Trying to draw the attention of the class on the topic, he asked Kofi to give an example of a desert.
This is what ensued between them.
Teacher: With all respect, Kofi, give me an example of a desert.
Kofi: Sir, with all humbleness, your head is a typical example of a desert.
George Djan 1. A man went to his would be father-in-law and told him he has come to ask for his daughter's hand in marriage and this is what the semi-illiterate would be father-in-law said, "Sorry gentleman, it's either you take all of her or you forget her hand.

2. Two boys were fighting. One punched the other in the forehead hard and he died. The other boy said he would chase the dead boy even to his grave so he killed himself. All along a curious boy was watching and wanted to see them fight again, so he hurried home and drunk some DDT but was caught just in the nick of time and rushed to the hospital.
Immediately he regained consciousness he shouted, "Have they finished the fight?"

3. A teacher entered his class on morning and this is what happened:
Teacher: "Good morning class!"
Students: "Good morning sir!"
Teacher: "Today before I start teaching I will like you all to pay attention."
Student: "Sir, how much?"

Donald A. Marshall

1. Vida: Come along; I have lost my dog
Linda: Why don't you put an advertisement in the papers?
Vida: Don't be silly, my dog can't read

2. A man once had a dog. The dog accidentally bit a stranger who came to the house. A friend of the man came to the house and this is the conversation that took place between them
Friend: Where is your dog?
Man: I have taken it to the verterinary.
Friend: Why?
Man: To sharpen the teeth.

3. There lived a wealthy man called Kanda. He was always robbed by armed robbers. A friend of his came to the house and asked him why his house was always being robbed. He told his friend that he always locks the door but because of fresh air, he removed the louvre blade and opens the window throughout the night. His friend advised him to close his window and buy a fan. The man being stingy, refused his friend's advise.The next evening he closed his window and went to sleep. The next morning, his friend came to his house and still things were missing. His friend asked, " Why, didn't you close the window." He replied, "I did close the window but opened the main door for fresh air since I am very fat!"

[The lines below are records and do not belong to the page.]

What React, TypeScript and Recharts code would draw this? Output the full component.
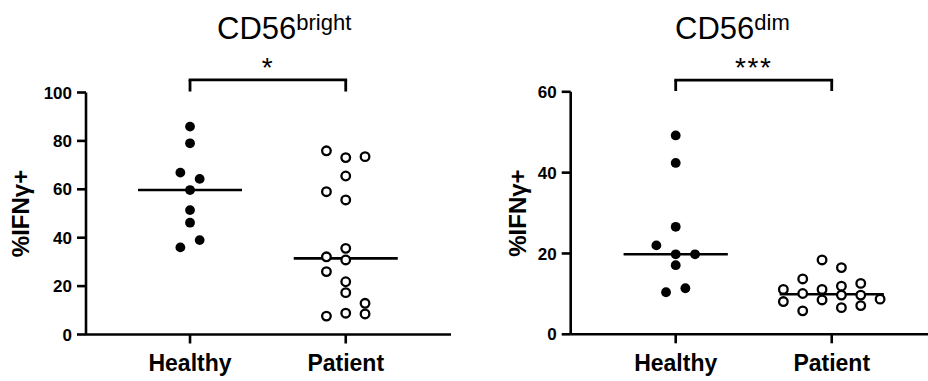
import React from 'react';
import { ScatterChart, Scatter, XAxis, YAxis, ReferenceLine, Label } from 'recharts';

// group names on the x axis (positions 1 and 2)
const groups = ['Healthy', 'Patient'];

// %IFNγ+ in CD56bright NK cells, with the swarm lane of each dot
const brightHealthy = [85.9, 79.0, 66.9, 64.3, 59.7, 51.4, 46.2, 39.0, 36.0];
const brightHealthyLane = [0, 0, -1, 1, 0, 0, 0, 1, -1];
const brightPatient = [75.9, 73.1, 73.5, 65.5, 59.0, 55.6, 35.6, 32.1, 30.8, 26.0, 21.8, 17.3, 12.9, 7.6, 8.8, 8.5];
const brightPatientLane = [-2, 0, 2, 0, -2, 0, 0, -2, 0, -2, 0, 0, 2, -2, 0, 2];

// %IFNγ+ in CD56dim NK cells
const dimHealthy = [49.2, 42.4, 26.6, 22.0, 19.8, 19.8, 17.1, 11.4, 10.4];
const dimHealthyLane = [0, 0, 0, -2, 0, 2, 0, 1, -1];
const dimPatient = [18.4, 16.5, 13.7, 11.1, 11.1, 11.9, 12.6, 10.1, 9.7, 9.7, 8.1, 8.5, 8.7, 6.6, 7.1, 5.8];
const dimPatientLane = [-1, 1, -3, -5, -1, 1, 3, -3, 1, 3, -5, -1, 5, 1, 3, -3];

const brightTicks = [0, 20, 40, 60, 80, 100];
const dimTicks = [0, 20, 40, 60];

const LANE = 0.062; // horizontal spacing between swarm lanes, in x units
const HALF_MEDIAN = 0.334;

const median = (vals: number[]) => {
  const s = [...vals].sort((a, b) => a - b);
  const m = Math.floor(s.length / 2);
  return s.length % 2 ? s[m] : (s[m - 1] + s[m]) / 2;
};

const toPoints = (vals: number[], lanes: number[], group: number) =>
  vals.map((v, i) => ({ x: group + lanes[i] * LANE, y: v }));

const FONT = '"Liberation Sans", Arial, Helvetica, sans-serif';
const line = { stroke: '#000', strokeWidth: 2.6 };

const Filled = (p: any) => <circle cx={p.cx} cy={p.cy} r={4.9} fill="#000" />;
const Open = (p: any) => <circle cx={p.cx} cy={p.cy} r={4.3} fill="#fff" stroke="#000" strokeWidth={2.3} />;

interface PanelProps {
  left: number;
  yAxisWidth: number;
  marginTop: number;
  marginRight: number;
  marginBottom: number;
  xDomain: [number, number];
  yTicks: number[];
  healthy: number[];
  healthyLane: number[];
  patient: number[];
  patientLane: number[];
  bracketTop: number;
  bracketLeg: number;
  stars: string;
  labelOffset: number;
}

const Panel: React.FC<PanelProps> = (p) => {
  const yMax = p.yTicks[p.yTicks.length - 1];
  const medH = median(p.healthy);
  const medP = median(p.patient);
  return (
    <div style={{ position: 'absolute', left: p.left, top: 0 }}>
      <ScatterChart
        width={464}
        height={381}
        margin={{ top: p.marginTop, right: p.marginRight, bottom: p.marginBottom, left: 0 }}
        style={{ fontFamily: FONT }}
      >
        <XAxis
          type="number"
          dataKey="x"
          domain={p.xDomain}
          allowDataOverflow
          ticks={[1, 2]}
          tickFormatter={(v: number) => groups[v - 1]}
          height={40}
          tickSize={9}
          tickMargin={11}
          axisLine={line}
          tickLine={line}
          tick={{ fill: '#000', fontSize: 23, fontWeight: 'bold', fontFamily: FONT }}
        />
        <YAxis
          type="number"
          dataKey="y"
          domain={[0, yMax]}
          ticks={p.yTicks}
          width={p.yAxisWidth}
          tickSize={9}
          tickMargin={5}
          axisLine={line}
          tickLine={line}
          tick={{ fill: '#000', fontSize: 17, fontWeight: 'bold', fontFamily: FONT }}
        >
          <Label
            content={({ viewBox }: any) => (
              <text
                transform={`translate(${viewBox.x + p.labelOffset}, ${viewBox.y + viewBox.height / 2}) rotate(-90)`}
                textAnchor="middle"
                fontSize={24}
                fontWeight="bold"
                fontFamily={FONT}
                fill="#000"
              >
                %IFNγ+
              </text>
            )}
          />
        </YAxis>
        <Scatter data={toPoints(p.healthy, p.healthyLane, 1)} shape={Filled} isAnimationActive={false} />
        <Scatter data={toPoints(p.patient, p.patientLane, 2)} shape={Open} isAnimationActive={false} />
        <ReferenceLine
          segment={[{ x: 1 - HALF_MEDIAN, y: medH }, { x: 1 + HALF_MEDIAN, y: medH }]}
          stroke="#000"
          strokeWidth={2.6}
          ifOverflow="visible"
        />
        <ReferenceLine
          segment={[{ x: 2 - HALF_MEDIAN, y: medP }, { x: 2 + HALF_MEDIAN, y: medP }]}
          stroke="#000"
          strokeWidth={2.6}
          ifOverflow="visible"
        />
        {/* significance bracket */}
        <ReferenceLine
          segment={[{ x: 1, y: p.bracketLeg }, { x: 1, y: p.bracketTop }]}
          stroke="#000"
          strokeWidth={2.8}
          ifOverflow="visible"
        />
        <ReferenceLine
          segment={[{ x: 2, y: p.bracketLeg }, { x: 2, y: p.bracketTop }]}
          stroke="#000"
          strokeWidth={2.8}
          ifOverflow="visible"
        />
        <ReferenceLine
          segment={[{ x: 1, y: p.bracketTop }, { x: 2, y: p.bracketTop }]}
          stroke="#000"
          strokeWidth={2.8}
          strokeLinecap="square"
          ifOverflow="visible"
        >
          <Label value={p.stars} position="top" offset={3} fontSize={28} fill="#000" fontFamily={FONT} letterSpacing={1.5} />
        </ReferenceLine>
      </ScatterChart>
    </div>
  );
};

export default function App() {
  return (
    <div style={{ position: 'absolute', left: 0, top: 0, width: 928, height: 381, background: '#fff', overflow: 'hidden' }}>
      <Panel
        left={0}
        yAxisWidth={86}
        marginTop={92.5}
        marginRight={13}
        marginBottom={6.5}
        xDomain={[0.332, 2.676]}
        yTicks={brightTicks}
        healthy={brightHealthy}
        healthyLane={brightHealthyLane}
        patient={brightPatient}
        patientLane={brightPatientLane}
        bracketTop={105.2}
        bracketLeg={100.4}
        stars="*"
        labelOffset={28.5}
      />
      <Panel
        left={464}
        yAxisWidth={106.7}
        marginTop={91.8}
        marginRight={0}
        marginBottom={6.7}
        xDomain={[0.327, 2.617]}
        yTicks={dimTicks}
        healthy={dimHealthy}
        healthyLane={dimHealthyLane}
        patient={dimPatient}
        patientLane={dimPatientLane}
        bracketTop={62.9}
        bracketLeg={60.2}
        stars="***"
        labelOffset={61.5}
      />
      <svg width={928} height={381} style={{ position: 'absolute', left: 0, top: 0, pointerEvents: 'none' }}>
        <text x={217} y={39} fontSize={31} fontFamily={FONT} fill="#000">
          CD56<tspan dy={-9} fontSize={22}>bright</tspan>
        </text>
        <text x={675} y={39} fontSize={31} fontFamily={FONT} fill="#000">
          CD56<tspan dy={-9} fontSize={22}>dim</tspan>
        </text>
      </svg>
    </div>
  );
}
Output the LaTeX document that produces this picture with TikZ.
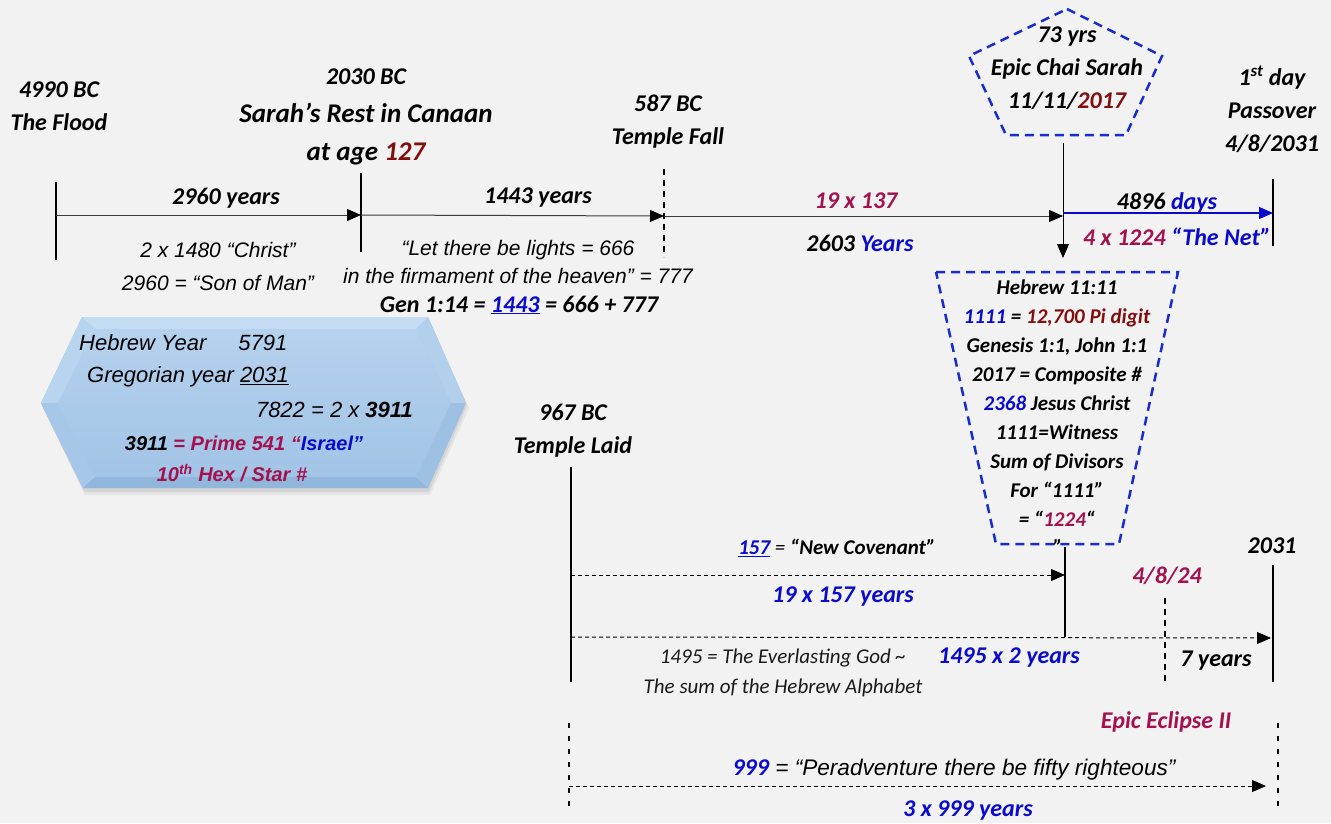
\documentclass[tikz,border=0pt]{standalone}
\usepackage{fontspec}
\setmainfont{Carlito}
\newfontfamily\arialfont{Liberation Sans}
\usetikzlibrary{positioning,arrows.meta}
\definecolor{paper}{RGB}{242,242,242}
\definecolor{darkred}{RGB}{130,14,14}
\definecolor{crimson}{RGB}{163,18,79}
\definecolor{ink}{RGB}{10,10,204}
\definecolor{frame}{RGB}{25,45,205}
\definecolor{rule}{RGB}{60,60,60}
\definecolor{hexface}{RGB}{166,199,232}
\definecolor{hexlight}{RGB}{196,220,243}
\definecolor{hexdark}{RGB}{146,183,220}
\tikzset{
    lbl/.style={inner sep=0pt, align=center, font=\fontsize{24}{33}\selectfont\bfseries\itshape},
    biglbl/.style={inner sep=0pt, align=center, font=\fontsize{27}{38}\selectfont\bfseries\itshape},
    arialtxt/.style={inner sep=0pt, align=center, font=\arialfont\fontsize{21}{28}\selectfont\itshape},
    boxtxt/.style={inner sep=0pt, align=center, font=\fontsize{21}{29}\selectfont\bfseries\itshape},
    lighttxt/.style={inner sep=0pt, align=center, font=\fontsize{21}{30}\selectfont\itshape},
    tickline/.style={line width=2pt},
    tickdash/.style={line width=1.5pt, dash pattern=on 6pt off 5pt},
    arr/.style={line width=1pt, draw=rule, -{Triangle[length=14pt,width=12pt,color=black]}},
    darr/.style={arr, draw=black, dash pattern=on 4pt off 3pt},
    bluearr/.style={line width=1.3pt, draw=ink, -{Triangle[length=14pt,width=12pt]}},
    frameline/.style={draw=frame, line width=2.5pt, dash pattern=on 9pt off 6pt},
}
\begin{document}
\begin{tikzpicture}[x=1pt,y=-1pt]
    \path[use as bounding box, fill=paper] (0,0) rectangle (1331,823);

    \coordinate (flood) at (56,215);
    \coordinate (sarah) at (361,215);
    \coordinate (fall) at (664,216);
    \coordinate (chai) at (1063,216);
    \coordinate (chaiB) at (1063,213);
    \coordinate (pass) at (1273,213);
    \coordinate (penta) at (1063,143);
    \coordinate (trap) at (1063,258);

    \draw[tickline] (56,182) -- (56,260);
    \draw[tickline] (361,173) -- (361,252);
    \draw[tickdash] (664,169) -- (664,257);
    \draw[tickline] (1273,179) -- (1273,246);
    \draw[arr] (flood) -- (sarah);
    \draw[arr] (sarah) -- (fall);
    \draw[arr] (fall) -- (chai);
    \draw[bluearr] (chaiB) -- (pass);
    \draw[arr, draw=black] (penta) -- (trap);

    \draw[frameline] (1067,9) -- (1162,56) -- (1126,135) -- (1006,135) -- (969,56) -- cycle;
    \draw[frameline] (936,272) -- (1178,272) -- (1119,544) -- (996,544) -- cycle;

    \node[lbl] (floodtxt) at (59,106) {4990 BC\\The Flood};
    \node[biglbl] (sarahtxt) at (366,117) {{\fontsize{24}{29}\selectfont 2030 BC}\\Sarah’s Rest in Canaan\\at age {\color{darkred}127}};
    \node[lbl] (falltxt) at (668,122) {587 BC\\Temple Fall};
    \node[lbl] (chaitxt) at (1067,68) {73 yrs\\Epic Chai Sarah\\11/11/{\color{darkred}2017}};
    \node[lbl] (passtxt) at (1272,109) {1\textsuperscript{st} day\\Passover\\4/8/2031};

    \node[lbl] (y2960) at (226,198) {2960 years};
    \node[arialtxt, font=\arialfont\fontsize{21}{33}\selectfont\itshape] (christ) at (218,266) {2 x 1480 “Christ”\\2960 = “Son of Man”};
    \node[lbl] (y1443) at (538,198) {1443 years};
    \node[arialtxt] (lights) at (518,262) {“Let there be lights = 666\\in the firmament of the heaven” = 777};
    \node[lbl] (gen) at (519,305) {Gen 1:14 = {\color{ink}\underline{1443}} = 666 + 777};
    \node[lbl, text=crimson] (r137) at (856,201) {19 x 137};
    \node[lbl] (y2603) at (860,243) {2603 {\color{ink}Years}};
    \node[lbl] (days) at (1167,203) {4896 {\color{ink}days}};
    \node[lbl] (net) at (1177,237) {{\color{crimson}4 x 1224} {\color{ink}“The Net”}};

    \node[boxtxt] (heb) at (1057,403) {Hebrew 11:11\\{\color{ink}1111} = {\color{darkred}12,700 Pi digit}\\Genesis 1:1, John 1:1\\2017 = Composite \#\\{\color{ink}2368} Jesus Christ\\1111=Witness\\Sum of Divisors\\For “1111”\\= “{\color{crimson}1224}“};
    \node[boxtxt] (stray) at (1058,547) {”};

    \fill[black, opacity=0.05] (43,408) -- (84,322) -- (430,322) -- (469,408) -- (430,495) -- (85,495) -- cycle;
    \fill[black, opacity=0.07] (42,406) -- (83,320) -- (429,320) -- (467,406) -- (429,492) -- (84,492) -- cycle;
    \fill[hexface] (41,403) -- (82,317) -- (428,317) -- (466,403) -- (428,488) -- (83,488) -- cycle;
    \fill[hexlight] (82,317) -- (428,317) -- (416,329) -- (95,329) -- cycle;
    \fill[hexlight!60!hexface] (41,403) -- (82,317) -- (95,329) -- (58,403) -- cycle;
    \fill[hexface] (41,403) -- (58,403) -- (95,477) -- (83,488) -- cycle;
    \fill[hexdark] (83,488) -- (95,477) -- (416,477) -- (428,488) -- cycle;
    \fill[hexlight!40!hexface] (428,317) -- (466,403) -- (451,403) -- (416,329) -- cycle;
    \fill[hexface!60!hexdark] (466,403) -- (428,488) -- (416,477) -- (451,403) -- cycle;
    \shade[top color=hexlight!50!hexface, bottom color=hexface!80!hexdark] (58,403) -- (95,329) -- (416,329) -- (451,403) -- (416,477) -- (95,477) -- cycle;

    \node[arialtxt, font=\arialfont\fontsize{22}{28}\selectfont\itshape, anchor=west] (hyear) at (79,343) {Hebrew Year\hspace{32pt}5791};
    \node[arialtxt, font=\arialfont\fontsize{22}{28}\selectfont\itshape, anchor=west] (gyear) at (87,377) {Gregorian year \underline{2031}};
    \node[arialtxt, font=\arialfont\fontsize{22}{28}\selectfont\itshape, anchor=east] (y7822) at (413,410) {7822 = 2 x \textbf{3911}};
    \node[arialtxt, font=\arialfont\fontsize{20}{25}\selectfont\bfseries\itshape] (isr) at (244,443) {3911 {\color{crimson}= Prime 541 “}{\color{ink}Israel”}};
    \node[arialtxt, font=\arialfont\fontsize{20}{25}\selectfont\bfseries\itshape, text=crimson] (hex10) at (232,473) {10\textsuperscript{th} Hex / Star \#};

    \node[lbl] (laidtxt) at (573,431) {967 BC\\Temple Laid};
    \coordinate (laidA) at (571,575);
    \coordinate (laidB) at (571,637);
    \coordinate (laidC) at (569,786);
    \coordinate (cov) at (1065,575);
    \coordinate (end2031) at (1271,638);
    \coordinate (endC) at (1266,786);

    \draw[tickline] (571,467) -- (571,682);
    \draw[tickline] (1065,547) -- (1065,637);
    \draw[tickline] (1273,565) -- (1273,682);
    \draw[tickdash] (1165,598) -- (1165,685);
    \draw[tickdash, line width=1.3pt, dash pattern=on 5pt off 8pt] (569,723) -- (569,808);
    \draw[tickdash, line width=1.3pt, dash pattern=on 5pt off 8pt] (1278,723) -- (1278,808);
    \draw[darr] (laidA) -- (cov);
    \draw[darr] (laidB) -- (end2031);
    \draw[darr] (laidC) -- (endC);

    \node[lbl, font=\fontsize{21}{29}\selectfont\bfseries\itshape] (newcov) at (837,548) {{\color{ink}\underline{157}}{\mdseries\ = }“New Covenant”};
    \node[lbl, text=ink] (x19) at (843,597) {19 x 157 years};
    \node[lbl] (t2031) at (1272,546) {2031};
    \node[lbl, text=crimson] (d424) at (1167,576) {4/8/24};
    \node[lighttxt, text=black!90] (ever) at (783,673) {1495 = The Everlasting God \textasciitilde\\The sum of the Hebrew Alphabet};
    \node[lbl, text=ink] (x1495) at (1009,658) {1495 x 2 years};
    \node[lbl] (y7) at (1216,661) {7 years};
    \node[lbl, text=crimson] (eclipse) at (1166,722) {Epic Eclipse II};
    \node[arialtxt, font=\arialfont\fontsize{22.6}{28}\selectfont\itshape] (fifty) at (954,770) {{\fontspec{Carlito}\fontsize{24}{28}\selectfont\bfseries\color{ink}999} = “Peradventure there be fifty righteous”};
    \node[lbl, text=ink] (x999) at (968,811) {3 x 999 years};
\end{tikzpicture}
\end{document}
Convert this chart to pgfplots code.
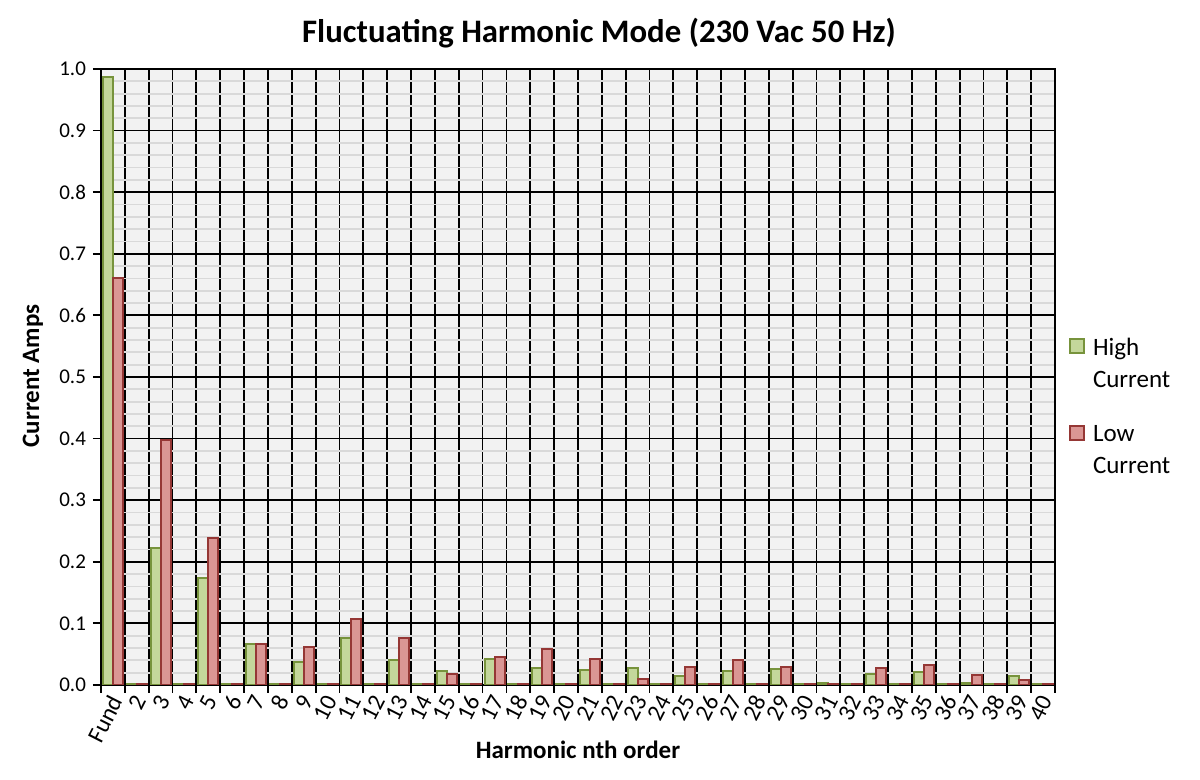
\documentclass[border=0pt]{standalone}
\usepackage{pgfplots}
\pgfplotsset{compat=1.18}
\usepackage{pgfplotstable}
\usepackage{fontspec}
\setmainfont{Carlito}
\definecolor{hifill}{HTML}{C4D79B}
\definecolor{hiline}{HTML}{77933C}
\definecolor{lofill}{HTML}{DA9694}
\definecolor{loline}{HTML}{953735}
\definecolor{bggray}{HTML}{F2F2F2}
\definecolor{mingrid}{HTML}{D9D9D9}

\pgfplotstableread{
x hi lo
1 0.987 0.660
2 0.002 0.002
3 0.223 0.397
4 0.002 0.002
5 0.173 0.239
6 0.002 0.002
7 0.067 0.067
8 0.002 0.002
9 0.038 0.062
10 0.002 0.002
11 0.077 0.107
12 0.002 0.002
13 0.040 0.077
14 0.002 0.002
15 0.022 0.018
16 0.002 0.002
17 0.043 0.045
18 0.002 0.002
19 0.027 0.059
20 0.002 0.002
21 0.025 0.043
22 0.002 0.002
23 0.027 0.009
24 0.002 0.002
25 0.014 0.030
26 0.002 0.002
27 0.022 0.041
28 0.002 0.002
29 0.026 0.029
30 0.002 0.002
31 0.004 0.002
32 0.002 0.002
33 0.018 0.027
34 0.002 0.002
35 0.021 0.032
36 0.002 0.002
37 0.004 0.017
38 0.002 0.002
39 0.014 0.008
40 0.002 0.002
}\datatable

\begin{document}
\begin{tikzpicture}
\path[use as bounding box] (0,0) rectangle (600pt,390pt);
\begin{axis}[
  at={(50.5pt,47.5pt)}, anchor=south west,
  scale only axis, width=477pt, height=308pt,
  ybar=0pt, bar width=0.42,
  xmin=0.5, xmax=40.5, ymin=0, ymax=1,
  xtick pos=left, ytick pos=left,
  xtick={1,...,40},
  xticklabels={Fund,2,3,4,5,6,7,8,9,10,11,12,13,14,15,16,17,18,19,20,21,22,23,24,25,26,27,28,29,30,31,32,33,34,35,36,37,38,39,40},
  x tick label style={rotate=63, anchor=east, inner sep=1pt, yshift=-2.5pt, font=\fontsize{12}{14}\selectfont},
  y tick label style={font=\fontsize{10.5}{12}\selectfont},
  major x tick style={draw=none},
  minor xtick={0.5,1.5,...,40.5},
  xminorgrids, minor x grid style={black, line width=0.9pt},
  minor x tick style={black, line width=0.9pt},
  tick align=outside, major tick length=4pt, minor tick length=4pt,
  ytick={0,0.1,0.2,0.3,0.4,0.5,0.6,0.7,0.8,0.9,1.0},
  yticklabel style={/pgf/number format/fixed, /pgf/number format/fixed zerofill, /pgf/number format/precision=1},
  ymajorgrids, major y grid style={black, line width=0.9pt},
  major y tick style={black, line width=0.9pt},
  minor y tick num=4, yminorgrids, minor y grid style={mingrid, line width=0.9pt},
  minor y tick style={draw=none},
  tick label style={/pgf/number format/assume math mode=true},
  axis background/.style={fill=bggray},
  axis line style={black, line width=1pt},
  title={\bfseries Fluctuating Harmonic Mode (230 Vac 50 Hz)},
  every axis title/.style={at={(axis description cs:0.522,1.0584)}, anchor=center, font=\fontsize{16.4}{19}\selectfont},
  xlabel={\bfseries Harmonic nth order},
  every axis x label/.style={at={(axis description cs:0.5,-0.1055)}, anchor=center, font=\fontsize{12.5}{15}\selectfont},
  ylabel={\bfseries Current Amps},
  every axis y label/.style={at={(axis description cs:-0.0713,0.5016)}, anchor=center, rotate=90, font=\fontsize{12.5}{15}\selectfont},
  legend style={at={(1.008,0.481)}, anchor=west, draw=none, fill=none,
    font=\fontsize{12.5}{16}\selectfont, row sep=26.5pt, cells={anchor=base west}},
  legend image code/.code={\draw[#1, line width=1pt] (0pt,1pt) rectangle (7pt,8pt);},
]
\addplot[draw=hiline, fill=hifill, line width=1pt] table[x=x, y=hi] {\datatable};
\addlegendentry{\hspace{2pt}\begin{tabular}[t]{@{}l@{}}High\\Current\end{tabular}}
\addplot[draw=loline, fill=lofill, line width=1pt] table[x=x, y=lo] {\datatable};
\addlegendentry{\hspace{2pt}\begin{tabular}[t]{@{}l@{}}Low\\Current\end{tabular}}
\end{axis}
\end{tikzpicture}
\end{document}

Celestina Kwakyewaa N. 1. A teacher asked his students to name the types of beans we have. One of them raised his hand and said, "sir, cowpea."
The teacher said no. Another student said red beans and the teacher said yes. Another also said white beans and the teacher said yes.
Another student raised his hand and said, "Sir, human beings."


2. A man called for a taxi and told the driver the destination. He asked for fare.
Driver: "25000 cedis, your luggage is free."
Man: "Carry my luggage, I will walk."


3. A man punished his son by spanking him.
After this, he said, "Son, I love you, that is why I punished you."
Son: "I wish I could spank you back to show my love too."

Benjamin Emi-Reynolds

Kofi after playing and soiling himself with mud rushed home and dirtied his fathers polished living room.
Father (Scolding): How dare you dirty my living room you fool!!! You Stupid, dirty and aimless boy. Kofi rushed out of the room and met Mr. Ransford, his father's friend at the door.
Mr. Ransford: Hello Kofi, you are growing more and more like your father each single day.
Kofi: I know. He was just telling me.